Almerinda ficou pensando. “Ela podia ter ido embora depois de comer, e não foi. Podia ter carregado a casa inteira se assim o desejasse, no entanto ficou ali perto de mim, que estava tão sozinha quanto ela. E o que poderia ela fazer por mim? Nada. Porém, achou-se na obrigação de agradecer a comida oferecida”. 
A realidade é que a garota não tinha para onde ir e não tinha o que fazer, mas não queria ir embora, não agora, e enquanto esperava, foi lavando os pratos da pia. Por vezes ia espiar no quarto para ver se a senhora respirava. Achou uma vassoura atrás da porta e seguiu varrendo...
Almerinda nunca mandou a menina embora, essa que também nunca se foi. As amigas ficaram de "olho", apreensivas pela amiga, pois esta poderia ser alvo de má fé. Mas nada de mau acontecia, muito pelo contrário.
O inusitado é que a senhorinha teve uma melhora de saúde surpreendente. Ambas tinham grande afeição uma pela outra. Janaína era o seu nome, falava pouco, e levou muito tempo para contar sua história, o que era entendido e respeitado, porém, um dado novo traz mudanças irreversíveis outra vez em suas vidas.

Uma noite ouvindo as notícias, enquanto tricotava um suéter, e Janaína que estava em seu quarto entra na sala para pegar um livro ao ver na televisão a foto de um delinquente começa a gritar. Almerinda sem entender, pensando que ela estava com dores, corre a acudir. — Que foi meu bem? Sente-se mal? — Não deixe ele me achar, por favor. — Calma, calma, está tudo bem. Ninguém vai te fazer mal. — Depois de acalentada, a menina começa sua narrativa.

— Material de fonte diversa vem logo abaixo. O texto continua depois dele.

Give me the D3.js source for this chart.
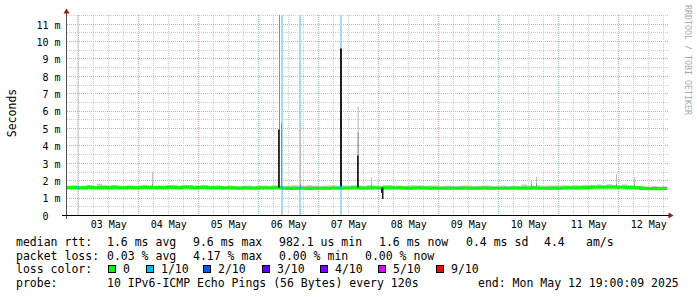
<!DOCTYPE html>
<html>
<head>
<meta charset="utf-8">
<script src="https://cdn.jsdelivr.net/npm/d3@7"></script>
<style>
  body { margin: 0; background: #fff; }
  text { font-family: "DejaVu Sans Mono", monospace; fill: #000; }
</style>
</head>
<body>
<div id="chart"></div>
<script>
// Set dimensions for the graph
const width = 697;
const height = 297;

// time span shown on the graph
const startTime = "2025-05-02T19:30:00Z";
const endTime = "2025-05-12T19:30:00Z";

// median rtt in ms, one value per 2 hours from startTime
const medianRtt = [
  1.60,1.61,1.59,1.60,1.62,1.60,1.59,1.61,1.60,1.62,1.60,1.59,1.61,1.60,1.60,1.62,1.61,1.60,
  1.61,1.60,1.62,1.61,1.60,1.63,1.62,1.60,1.61,1.62,1.60,1.59,1.60,1.58,1.59,1.58,1.57,1.58,
  1.58,1.57,1.58,1.59,1.58,1.60,
  1.60,
  1.56,1.55,1.56,1.57,1.56,1.55,1.56,1.57,1.56,1.57,1.58,1.57,1.58,
  1.58,1.59,1.58,1.57,1.58,1.59,1.58,
  1.60,1.59,1.58,1.59,1.58,1.57,1.58,1.59,1.58,1.57,1.58,1.57,1.56,1.57,1.56,1.57,1.58,1.57,1.56,1.57,1.58,1.57,1.56,1.57,1.56,1.57,1.58,
  1.57,1.58,1.57,1.58,1.57,1.56,1.57,1.58,1.57,1.58,1.59,1.58,1.59,1.60,1.61,
  1.62,1.63,1.62,1.64,1.63,1.62,1.63,1.61,1.60,1.58,
  1.55,1.54,1.55,1.54,1.55
];

// top of the smoke (slowest pings) in ms, same 2 hour steps
const smokeTop = [
  1.72,1.74,1.70,1.73,1.75,1.71,1.82,1.74,1.72,1.76,1.73,1.71,1.74,1.72,1.73,1.76,1.74,1.72,
  1.74,1.73,1.76,1.75,1.72,1.77,1.76,1.73,1.74,1.76,1.72,1.73,1.74,1.70,1.72,1.71,1.70,1.73,
  1.72,1.70,1.74,1.72,1.71,1.74,
  1.74,
  1.70,1.72,1.74,1.72,1.71,1.75,1.72,1.70,1.73,1.72,1.74,1.71,1.73,
  1.72,1.74,1.73,1.71,1.75,1.72,1.70,
  1.74,1.76,1.72,1.73,1.71,1.72,1.74,1.72,1.71,1.73,1.72,1.70,1.71,1.72,1.70,1.71,1.73,1.72,1.70,1.71,1.73,1.72,1.70,1.71,1.72,1.70,1.72,
  1.71,1.78,1.73,1.72,1.74,1.71,1.72,1.73,1.72,1.74,1.73,1.76,1.74,1.75,1.77,
  1.76,1.78,1.75,1.79,1.76,1.74,1.78,1.75,1.73,1.70,
  1.68,1.67,1.69,1.67,1.68
];

// short median excursions (ms)
const spikeStart  = ["2025-05-06T07:55Z","2025-05-07T08:42Z","2025-05-07T15:30Z","2025-05-08T01:06Z","2025-05-08T01:30Z"];
const spikeEnd    = ["2025-05-06T08:35Z","2025-05-07T09:30Z","2025-05-07T16:10Z","2025-05-08T01:30Z","2025-05-08T02:00Z"];
const spikeMedian = [4.95, 9.6, 3.45, 1.3, 0.95];

// isolated slow pings: outer (lightest) and inner smoke tops (ms)
const smokeStart = ["2025-05-04T05:30Z","2025-05-06T08:18Z","2025-05-06T09:06Z","2025-05-06T16:42Z","2025-05-07T15:45Z",
                    "2025-05-07T21:06Z","2025-05-10T13:06Z","2025-05-10T15:06Z","2025-05-11T23:06Z","2025-05-12T06:18Z"];
const smokeEnd   = ["2025-05-04T05:54Z","2025-05-06T08:42Z","2025-05-06T09:30Z","2025-05-06T17:00Z","2025-05-07T16:10Z",
                    "2025-05-07T21:30Z","2025-05-10T13:30Z","2025-05-10T15:30Z","2025-05-11T23:30Z","2025-05-12T06:42Z"];
const smokeOuter = [2.5, 12, 5.3, 5.0, 6.27, 2.2, 2.0, 2.2, 2.4, 2.2];
const smokeInner = [1.8, 12, 5.3, 1.8, 4.8, 1.75, 1.8, 1.85, 1.8, 1.8];

// periods with packet loss (1/10)
const lossStart = ["2025-05-02T23:40Z","2025-05-06T09:06Z","2025-05-06T16:18Z","2025-05-07T08:42Z"];
const lossEnd   = ["2025-05-03T00:05Z","2025-05-06T09:54Z","2025-05-06T17:06Z","2025-05-07T09:30Z"];

// legend
const lossLabels = ["0", "1/10", "2/10", "3/10", "4/10", "5/10", "9/10"];
const lossColors = ["#00ff00", "#00b8ff", "#0059ff", "#5e00ff", "#7e00ff", "#dd00ff", "#ff0000"];

const svg = d3.select("#chart")
  .append("svg")
  .attr("width", width)
  .attr("height", height);

svg.append("rect").attr("width", width).attr("height", height).attr("fill", "#fff");

const xScale = d3.scaleUtc()
  .domain([new Date(startTime), new Date(endTime)])
  .range([67, 667]);

const yScale = d3.scaleLinear()
  .domain([0, 11.5])
  .range([215.5, 15.5]);

const crisp = v => Math.round(v - 0.5) + 0.5;

svg.append("defs").append("clipPath").attr("id", "plot")
  .append("rect").attr("x", 67).attr("y", 15).attr("width", 600).attr("height", 200.5);

// grid lines
const grid = svg.append("g");
yScale.ticks(23).filter(v => v > 0).forEach(v => {
  grid.append("line")
    .attr("x1", 67).attr("x2", 668)
    .attr("y1", crisp(yScale(v))).attr("y2", crisp(yScale(v)))
    .attr("stroke", Number.isInteger(v) ? "#e8a0a0" : "#cdcdcd")
    .attr("stroke-dasharray", "1,1");
});
xScale.ticks(d3.utcHour.every(6)).forEach(t => {
  const major = t.getUTCHours() === 0;
  grid.append("line")
    .attr("x1", crisp(xScale(t))).attr("x2", crisp(xScale(t)))
    .attr("y1", 15).attr("y2", 215)
    .attr("stroke", major ? "#e8a0a0" : "#cdcdcd")
    .attr("stroke-dasharray", "1,1");
});

const plot = svg.append("g").attr("clip-path", "url(#plot)");

// loss background bands
plot.selectAll(".loss")
  .data(lossStart)
  .enter()
  .append("rect")
    .attr("x", (d) => xScale(new Date(d)))
    .attr("width", (d, i) => Math.max(1, xScale(new Date(lossEnd[i])) - xScale(new Date(d))))
    .attr("y", 15)
    .attr("height", 200)
    .attr("fill", "#a4dcf2");

// smoke around the median
const stepTime = i => d3.utcHour.offset(new Date(startTime), 2 * i);
const smokeArea = d3.area()
  .x((d, i) => xScale(stepTime(i)))
  .y0((d, i) => yScale(medianRtt[i]))
  .y1((d) => yScale(d))
  .curve(d3.curveStepAfter);
plot.append("path")
  .datum(smokeTop.concat([smokeTop[smokeTop.length - 1]]))
  .attr("d", smokeArea.y0((d, i) => yScale(medianRtt[Math.min(i, medianRtt.length - 1)])))
  .attr("fill", "#c6c6c6");

// isolated slow pings
plot.selectAll(".smokeOuter")
  .data(smokeStart)
  .enter()
  .append("rect")
    .attr("x", (d) => xScale(new Date(d)))
    .attr("width", (d, i) => Math.max(1, xScale(new Date(smokeEnd[i])) - xScale(new Date(d))))
    .attr("y", (d, i) => yScale(smokeOuter[i]))
    .attr("height", (d, i) => yScale(1.6) - yScale(smokeOuter[i]))
    .attr("fill", "#bdbdbd");
plot.selectAll(".smokeInner")
  .data(smokeStart)
  .enter()
  .append("rect")
    .attr("x", (d) => xScale(new Date(d)))
    .attr("width", (d, i) => Math.max(1, xScale(new Date(smokeEnd[i])) - xScale(new Date(d))))
    .attr("y", (d, i) => yScale(smokeInner[i]))
    .attr("height", (d, i) => yScale(1.6) - yScale(smokeInner[i]))
    .attr("fill", "#8f8f8f");

// median line
const medianLine = d3.line()
  .x((d, i) => xScale(stepTime(i)))
  .y((d) => yScale(d))
  .curve(d3.curveStepAfter);
plot.append("path")
  .datum(medianRtt.concat([medianRtt[medianRtt.length - 1]]))
  .attr("d", medianLine)
  .attr("fill", "none")
  .attr("stroke", "#00ff00")
  .attr("stroke-width", 3);

// median spikes
plot.selectAll(".spike")
  .data(spikeStart)
  .enter()
  .append("rect")
    .attr("x", (d) => xScale(new Date(d)))
    .attr("width", (d, i) => Math.max(1.5, xScale(new Date(spikeEnd[i])) - xScale(new Date(d))))
    .attr("y", (d, i) => Math.min(yScale(spikeMedian[i]), yScale(1.6)))
    .attr("height", (d, i) => Math.abs(yScale(1.6) - yScale(spikeMedian[i])))
    .attr("fill", "#1e1e1e");

// median coloured by loss
plot.selectAll(".lossMedian")
  .data(lossStart)
  .enter()
  .append("rect")
    .attr("x", (d) => xScale(new Date(d)))
    .attr("width", (d, i) => Math.max(1.5, xScale(new Date(lossEnd[i])) - xScale(new Date(d))))
    .attr("y", yScale(1.6) - 1.5)
    .attr("height", 3)
    .attr("fill", lossColors[1]);

// axes lines and arrows
svg.append("line").attr("x1", 66.5).attr("x2", 66.5).attr("y1", 12).attr("y2", 219)
  .attr("stroke", "#555");
svg.append("line").attr("x1", 62).attr("x2", 669).attr("y1", 215.5).attr("y2", 215.5)
  .attr("stroke", "#000");
svg.append("path").attr("d", "M63.5,13.5L69.5,13.5L66.5,8.5Z").attr("fill", "#8e1c1c");
svg.append("path").attr("d", "M668.5,212.5L668.5,218.5L673.5,215.5Z").attr("fill", "#8e1c1c");

// y labels
const yAxis = svg.append("g")
  .attr("transform", "translate(67,0)")
  .call(d3.axisLeft(yScale)
    .tickValues(d3.range(0, 12))
    .tickFormat(v => v ? v + " m" : "0\u00a0\u00a0")
    .tickSize(0)
    .tickPadding(6.5));
yAxis.select(".domain").remove();
yAxis.selectAll("text")
  .attr("font-family", "DejaVu Sans Mono")
  .attr("font-size", "10px")
  .attr("fill", "#000")
  .attr("dy", "0.38em");

// x labels at noon of each day
const xAxis = svg.append("g")
  .attr("transform", "translate(0,215.5)")
  .call(d3.axisBottom(xScale)
    .tickValues(d3.utcDay.range(new Date("2025-05-03T00:00Z"), new Date("2025-05-13T00:00Z"))
      .map(d => d3.utcHour.offset(d, 12)))
    .tickFormat(d3.utcFormat("%d %b"))
    .tickSize(0));
xAxis.select(".domain").remove();
xAxis.selectAll("text")
  .attr("font-family", "DejaVu Sans Mono")
  .attr("font-size", "10px")
  .attr("fill", "#000")
  .attr("y", 12.5)
  .attr("dy", null);

// vertical label and watermark
svg.append("text")
  .attr("transform", "translate(15.5,113) rotate(-90)")
  .attr("text-anchor", "middle")
  .attr("font-size", "11.5px")
  .text("Seconds");
svg.append("text")
  .attr("transform", "translate(685,5) rotate(90)")
  .attr("font-size", "8.3px")
  .style("fill", "#aaaaaa")
  .text("RRDTOOL / TOBI OETIKER");

// legend rows
const legend = svg.append("g").attr("font-size", "11.5px");
const put = (x, y, s) => legend.append("text").attr("x", x).attr("y", y)
  .attr("xml:space", "preserve").text(s);

put(16, 246, "median rtt:");
put(107, 246, "1.6 ms avg");
put(193, 246, "9.6 ms max");
put(279, 246, "982.1 us min");
put(379, 246, "1.6 ms now");
put(466, 246, "0.4 ms sd");
put(544, 246, "4.4");
put(586, 246, "am/s");

put(16, 259.5, "packet loss:");
put(107, 259.5, "0.03 % avg");
put(193, 259.5, "4.17 % max");
put(279, 259.5, "0.00 % min");
put(365, 259.5, "0.00 % now");

put(16, 273, "loss color:");
const swatchX = [108, 146, 203, 262, 320, 377.5, 435.5];
lossLabels.forEach((lab, i) => {
  legend.append("rect")
    .attr("x", Math.round(swatchX[i]) + 0.5).attr("y", 265.5)
    .attr("width", 7).attr("height", 7)
    .attr("fill", lossColors[i]).attr("stroke", "#000");
  put(Math.round(swatchX[i]) + 15, 273, lab);
});

put(16, 286.5, "probe:");
put(107, 286.5, "10 IPv6-ICMP Echo Pings (56 Bytes) every 120s");
put(478, 286.5, "end: Mon May 12 19:00:09 2025");
</script>
</body>
</html>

 — Eu morei com aquele homem que apareceu na televisão. Ele me usava de mulher dele e me dava para seus amigos fazerem o mesmo. Fugi várias vezes, mas ele me achava sempre. Dizia que se eu fugisse novamente me mataria desta vez e me fazia dizer a todos que era meu pai, mas imagino que não era mesmo, as famílias se cuidam e ele só ganhava dinheiro comigo. Eu não queria lhe dizer nada disso, me desculpe. É tudo tão feio que a senhora vai sentir nojo de mim agora. Ele dizia que fui encontrada bebê no lixo, e uma das irmã dele me levou pra casa numa noite chuvosa. E isso é tudo que sei do meu nascimento. — Almerinda mal conseguia conter-se de emoção.
— E a tal irmã dele, onde está? — Ela morreu por causa de droga, faz tempo. Se ele me descobrir aqui, terei de voltar para casa, pois é capaz de ameaçar sua vida também.
— Ai minha filha querida! Vai longe o tempo que eu sentia medo de alguma coisa ou de alguém. — Disse a senhora sorrindo de leve.
— Bem, acho que chega de emoções por hoje, vamos dormir, amanhã é outro dia. Vamos resolver isso tudo, prometo.
O homem a quem a menina se referia estava preso, ela não sabia e era por isso que seu rosto estava estampado em rede nacional.
No dia seguinte bem cedinho Almerinda , que já tinha a tutela de Janaína, foi em busca de informações para adota-la definitivamente. Não é fácil vencer a burocracia, mas foi com grande alegria que Janaína se descobriu filha de Almerinda.
 — Esta é sua casa agora, e eu sou sua mãe. — Janaína chorou muito abraçada a sua mãe e quando conseguiu dizer qualquer coisa, murmurou um agradecimento.
Hoje em dia Almerinda é falecida, quando morreu estava com 80 anos e ainda teve tempo de ver a filha crescer e prosperar. 
Janaína era médica e além do trabalho no hospital, atendia aos moradores de rua nas horas vagas. 
Dizem suas amigas que, antes de fechar seus olhos a mãe disse à filha: — Quero que saibas o quanto sou grata por ter você em minha vida. Acho mesmo que tive muita sorte, porque morri uma vez. E foi por tua causa que eu ressuscitei. — Janaína emocionada também. — Eu também tive sorte e duas vidas. — As amigas estavam presentes, e de fato, nunca tinham visto uma pessoa morrer feliz.
Janaína não estava mais sozinha agora, pois eu filho nasceria logo, as amigas de Almerinda eram “tias” que esperavam com alegria a chegada da criança e desejavam sinceramente que ela e o marido fossem muito felizes.
Dessa narrativa só uma coisa é certa, o mundo ficou mais vazio sem a presença de Almerinda.
Era tão bom se todos os filhos de ninguém, encontrassem alguém!